Sort through the entries below and pull out lines containing the word "Generate".

===== RECORDS FOR THE EXERCISE =====

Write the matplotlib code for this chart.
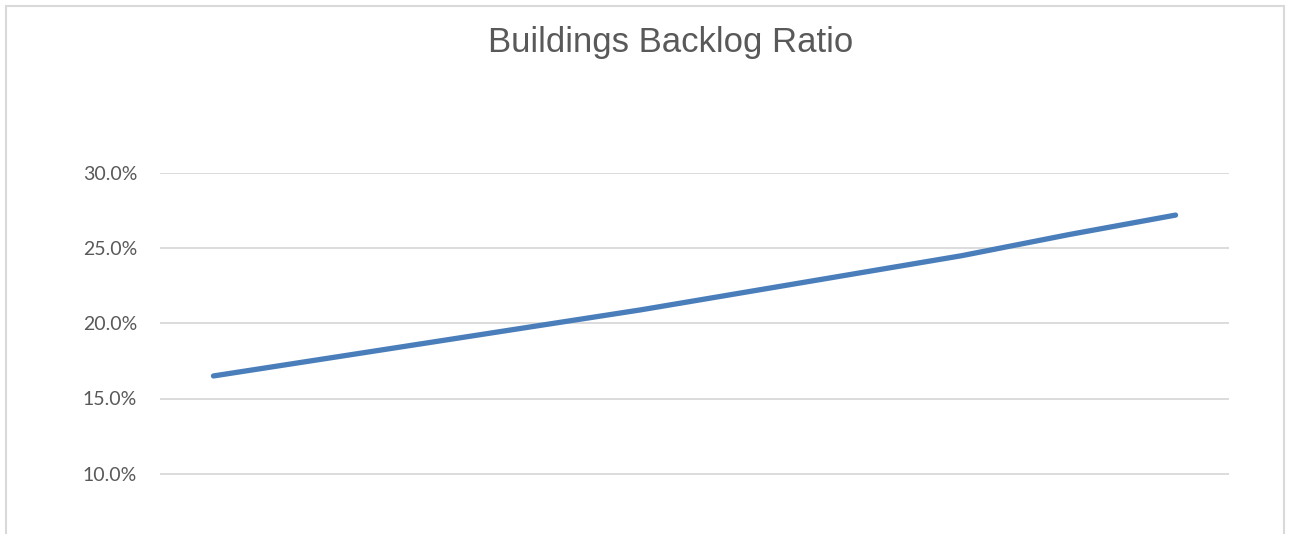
import matplotlib
matplotlib.use("Agg")
import matplotlib.pyplot as plt
from matplotlib.patches import Rectangle
from matplotlib.ticker import PercentFormatter, FixedLocator

# Data (10 evenly spaced periods, x labels cropped out)
periods = list(range(1, 11))
backlog_ratio = [0.165, 0.176, 0.187, 0.198, 0.209, 0.221, 0.233, 0.245, 0.259, 0.272]
y_ticks = [0.10, 0.15, 0.20, 0.25, 0.30]

W, H = 1289, 534
fig = plt.figure(figsize=(W / 100, H / 100), dpi=100, facecolor="white")

# plot area: top gridline (30%) at y=173px, axis floor (0%) falls below the crop
left, right = 160 / W, 1229 / W
top_px, bottom_px = 173, 624
ax = fig.add_axes([left, 1 - bottom_px / H, right - left, (bottom_px - top_px) / H])

ax.plot(range(len(periods)), backlog_ratio, color="#4A7EBB", linewidth=3.8,
        solid_capstyle="round", solid_joinstyle="round", zorder=3)

ax.set_xlim(-0.5, len(periods) - 0.5)
ax.set_ylim(0, 0.30)
ax.yaxis.set_major_locator(FixedLocator(y_ticks))
ax.yaxis.set_major_formatter(PercentFormatter(1.0, decimals=1))
ax.set_xticks([])
ax.grid(axis="y", color="#D9D9D9", linewidth=1.3, zorder=0)
for s in ax.spines.values():
    s.set_visible(False)
ax.tick_params(axis="y", length=0, pad=16.5, labelsize=14, labelcolor="#595959")
for lbl in ax.get_yticklabels():
    lbl.set_fontfamily("Lato")

# chart frame
fig.patches.append(Rectangle((6 / W, -0.1), (1284 - 6) / W, 1 - 6 / H + 0.1,
                             transform=fig.transFigure, fill=False,
                             edgecolor="#D9D9D9", linewidth=1.5))

fig.text(671 / W, 1 - 52 / H, "Buildings Backlog Ratio", ha="center", va="baseline",
         fontsize=25, color="#595959", family="Liberation Sans")

fig.savefig("out.png", dpi=100, facecolor="white")
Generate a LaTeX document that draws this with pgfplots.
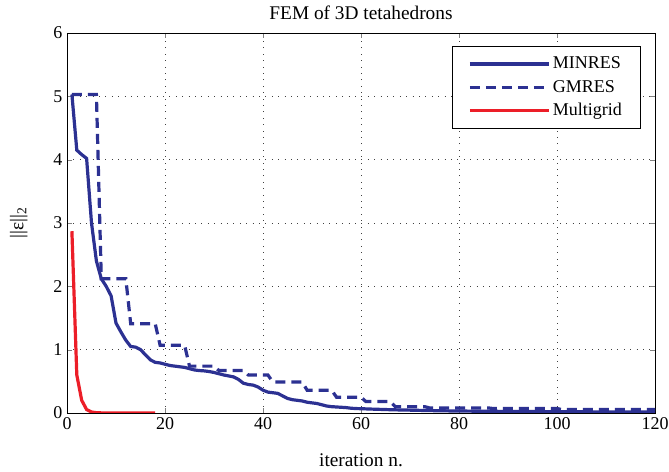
\documentclass[border=0pt]{standalone}
\usepackage{fontspec}
\setmainfont{Liberation Serif}
\usepackage{pgfplots}
\pgfplotsset{compat=1.18}
\definecolor{mblue}{RGB}{44,49,146}
\definecolor{mred}{RGB}{236,30,40}

\begin{document}
\begin{tikzpicture}
\begin{axis}[
  scale only axis, width=441pt, height=285pt,
  xmin=0, xmax=120, ymin=0, ymax=6,
  xtick={0,20,...,120}, ytick={0,1,...,6},
  /pgf/number format/assume math mode=true,
  tick label style={font=\fontsize{13.5}{15}\selectfont},
  label style={font=\fontsize{14.5}{16}\selectfont},
  title style={font=\fontsize{14.5}{16}\selectfont, at={(rel axis cs:0.5,1.032)}, anchor=center},
  title={FEM of 3D tetahedrons},
  xlabel={iteration n.},
  ylabel={||ε||\textsubscript{2}},
  ylabel style={at={(rel axis cs:-0.082,0.5)}, anchor=center, rotate=0},
  xlabel style={at={(rel axis cs:0.5,-0.125)}, anchor=center},
  grid=major,
  major grid style={dash pattern=on 0.6pt off 4.2pt, black!75, line width=0.6pt},
  tick align=inside, tick pos=both,
  major tick length=4pt,
  axis line style={line width=0.6pt},
  legend style={at={(rel axis cs:0.976,0.966)}, anchor=north east,
    font=\fontsize{13.5}{15}\selectfont, draw=black, line width=0.6pt,
    row sep=3pt, inner xsep=12pt, inner ysep=6pt},
  legend cell align=left,
  legend image code/.code={\draw[#1] (0cm,0cm) -- (59pt,0cm);},
]
\addplot[mblue, line width=2.4pt] coordinates {
(1,5.03) (2,4.15) (3,4.08) (4,4.02) (5,3.0) (6,2.4) (7,2.12) (8,2.0) (9,1.85)
(10,1.42) (11,1.28) (12,1.15) (13,1.05) (14,1.04) (15,1.00) (16,0.92) (17,0.84)
(18,0.80) (19,0.79) (20,0.77) (21,0.75) (22,0.74) (23,0.73) (24,0.72) (25,0.70)
(26,0.68) (27,0.67) (28,0.665) (29,0.655) (30,0.64) (31,0.62) (32,0.60) (33,0.585)
(34,0.57) (35,0.53) (36,0.47) (37,0.45) (38,0.44) (39,0.41) (40,0.36) (41,0.33)
(42,0.32) (43,0.31) (44,0.27) (45,0.23) (46,0.21) (47,0.20) (48,0.19) (49,0.17)
(50,0.16) (51,0.15) (52,0.13) (53,0.11) (54,0.10) (55,0.095) (56,0.09) (57,0.085)
(58,0.075) (59,0.07) (60,0.068) (62,0.062) (64,0.057) (66,0.052) (68,0.048)
(70,0.045) (74,0.038) (78,0.033) (84,0.028) (90,0.025) (100,0.02) (110,0.017) (120,0.015)
};
\addlegendentry{MINRES}
\addplot[mblue, line width=2.4pt, dash pattern=on 7.5pt off 4.5pt] coordinates {
(1,5.03) (6,5.03) (7,2.12) (12,2.12) (13,1.41) (18,1.41) (19,1.07) (24,1.07)
(25,0.74) (30,0.74) (31,0.67) (36,0.67) (37,0.60) (41,0.60) (42,0.49) (48,0.49)
(49,0.36) (54,0.36) (55,0.25) (60,0.25) (61,0.18) (66,0.18) (67,0.10) (73,0.10)
(74,0.08) (86,0.08) (87,0.07) (100,0.07) (101,0.055) (120,0.055)
};
\addlegendentry{GMRES}
\addplot[mred, line width=2.4pt] coordinates {
(1,2.87) (2,0.60) (3,0.20) (4,0.055) (5,0.016) (6,0.005) (7,0.002) (8,0.001)
(10,0.0005) (14,0.0002) (18,0.0001)
};
\addlegendentry{Multigrid}
\coordinate (bl) at (rel axis cs:-0.11395,-0.15526);
\coordinate (tr) at (rel axis cs:1.02381,1.08684);
\end{axis}
\pgfresetboundingbox
\path[use as bounding box] (bl) rectangle (tr);
\end{tikzpicture}
\end{document}
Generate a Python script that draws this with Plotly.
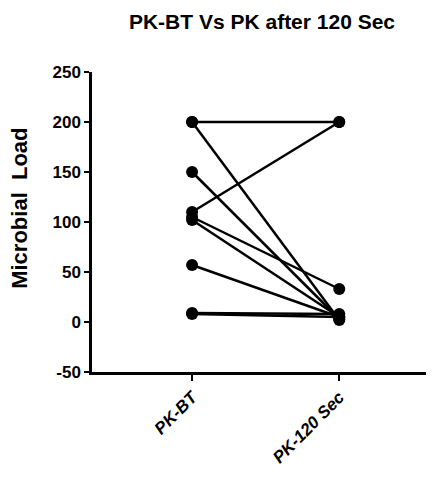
import plotly.graph_objects as go

categories = ["PK-BT", "PK-120 Sec"]
pk_bt = [200, 200, 150, 110, 105, 102, 57, 9, 8]
pk_120 = [200, 2, 3, 200, 33, 5, 5, 8, 5]
y_ticks = [-50, 0, 50, 100, 150, 200, 250]

fig = go.Figure()
for b, a in zip(pk_bt, pk_120):
    fig.add_trace(go.Scatter(
        x=categories, y=[b, a], mode="lines+markers",
        line=dict(color="black", width=2.5),
        marker=dict(color="black", size=12),
        showlegend=False, hoverinfo="y"))

fig.update_layout(
    width=426, height=476,
    margin=dict(l=84, r=2, t=64, b=112),
    paper_bgcolor="white", plot_bgcolor="white",
    title=dict(text="<b>PK-BT Vs PK after 120 Sec</b>", x=0.5, xref="paper",
               xanchor="center", y=0.972, yanchor="middle",
               font=dict(family="Liberation Sans", size=21, color="black")),
    font=dict(family="Liberation Sans", color="black"),
)
fig.add_annotation(
    text="<b>Microbial  Load</b>", textangle=-90, showarrow=False,
    xref="paper", yref="paper", x=-0.212, y=0.547,
    xanchor="center", yanchor="middle",
    font=dict(size=22, family="Liberation Sans", color="black"))
fig.update_xaxes(
    type="category", range=[-0.68, 1.63], showline=True, linecolor="black",
    linewidth=2.5, ticks="outside", ticklen=6, tickwidth=2, tickcolor="black",
    tickangle=-45, tickfont=dict(size=17, family="Liberation Sans"),
    showgrid=False, zeroline=False, automargin=False,
    tickvals=categories, ticktext=["<b><i>" + c + "</i></b>" for c in categories])
fig.update_yaxes(
    range=[-50, 250], tickvals=y_ticks, showline=True, linecolor="black",
    linewidth=2.5, ticks="outside", ticklen=5, tickwidth=2, tickcolor="black",
    tickfont=dict(size=17, family="Liberation Sans"),
    ticktext=["<b>" + str(v) + "</b>" for v in y_ticks],
    showgrid=False, zeroline=False, automargin=False)
fig.write_html("out.html")
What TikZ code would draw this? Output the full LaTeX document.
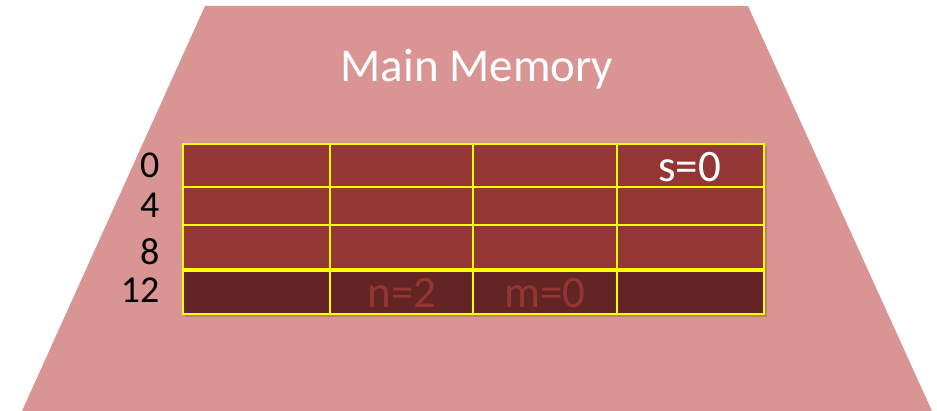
\documentclass[tikz,border=0pt]{standalone}
\usepackage{fontspec}
\setmainfont{Carlito}
\usepackage{xcolor}
\usetikzlibrary{positioning}
\definecolor{MemPink}{HTML}{D99594}
\definecolor{CellRed}{HTML}{943634}
\definecolor{CellDark}{HTML}{632523}
\definecolor{GridYellow}{HTML}{FFFF00}
\tikzset{
  memcell/.style={
    draw=GridYellow,
    line width=2pt,
    fill=CellRed,
    inner sep=0pt,
    anchor=north west
  },
  lastcell/.style={memcell, fill=CellDark},
  celltext/.style={font=\fontsize{45}{45}\selectfont, inner sep=0pt},
  addrlabel/.style={anchor=east, font=\fontsize{38}{38}\selectfont, inner sep=0pt}
}

\begin{document}
\begin{tikzpicture}[x=1pt,y=-1pt]
  \useasboundingbox (0,0) rectangle (937,411);
  \fill[MemPink] (205,6) -- (748,6) -- (932,411) -- (22,411) -- cycle;
  \node[font=\fontsize{47}{47}\selectfont, text=white, anchor=base, inner sep=0pt] (title) at (477,81.7) {Main Memory};

  % soft shadow under the table
  \fill[black, opacity=0.15] (185,147) rectangle (767,317);

  \foreach \r/\top/\bot in {0/143/186, 1/186/224, 2/224/268} {
    \foreach \c/\lft/\rgt in {0/182/329, 1/329/472, 2/472/616, 3/616/763} {
      \pgfmathsetmacro{\w}{\rgt-\lft}
      \pgfmathsetmacro{\h}{\bot-\top}
      \node[memcell, minimum width=\w pt, minimum height=\h pt] (c\r\c) at (\lft,\top) {};
    }
  }
  \foreach \c/\lft/\rgt in {0/182/329, 1/329/472, 2/472/616, 3/616/763} {
    \pgfmathsetmacro{\w}{\rgt-\lft}
    \node[lastcell, minimum width=\w pt, minimum height=42.5pt] (c3\c) at (\lft,270.5) {};
  }

  \node[celltext, text=white] (sval) at (689.5,167) {s=0};
  \node[celltext, text=CellRed] (nval) at (402,293) {n=2};
  \node[celltext, text=CellRed] (mval) at (545,293) {m=0};

  \node[addrlabel] (a0) at (159.5,165) {0};
  \node[addrlabel] (a4) at (159.5,205.5) {4};
  \node[addrlabel] (a8) at (159.5,251.5) {8};
  \node[addrlabel] (a12) at (159.5,290.5) {12};
\end{tikzpicture}
\end{document}
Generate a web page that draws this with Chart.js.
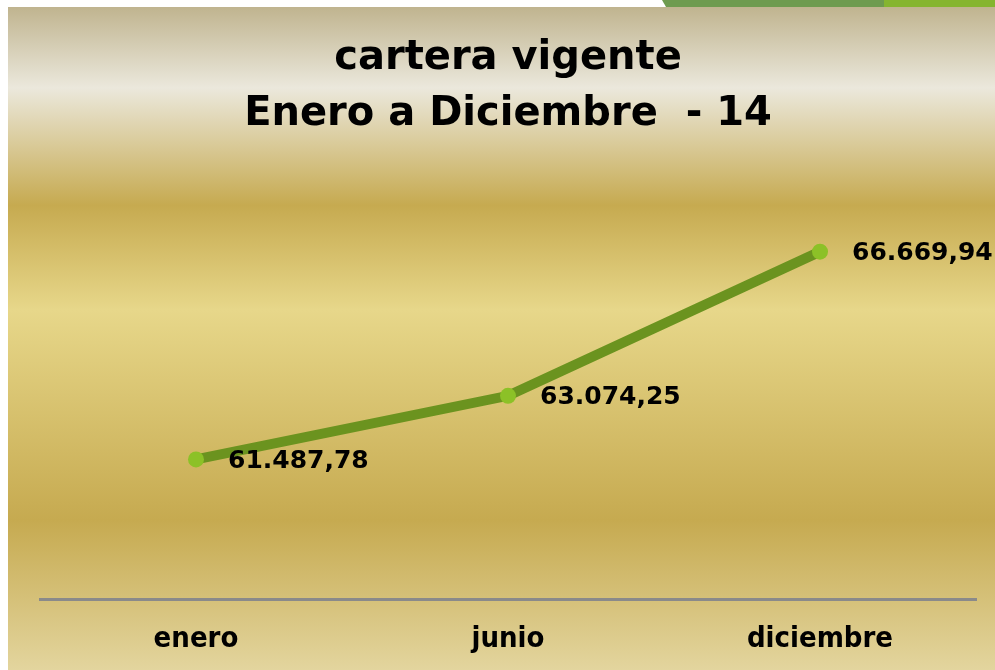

=====

* [RESULT OF THE TASK]:
Generate a LaTeX document that draws this with pgfplots.
Generate a Python script that draws this with Plotly.
Generate a web page that draws this with Chart.js.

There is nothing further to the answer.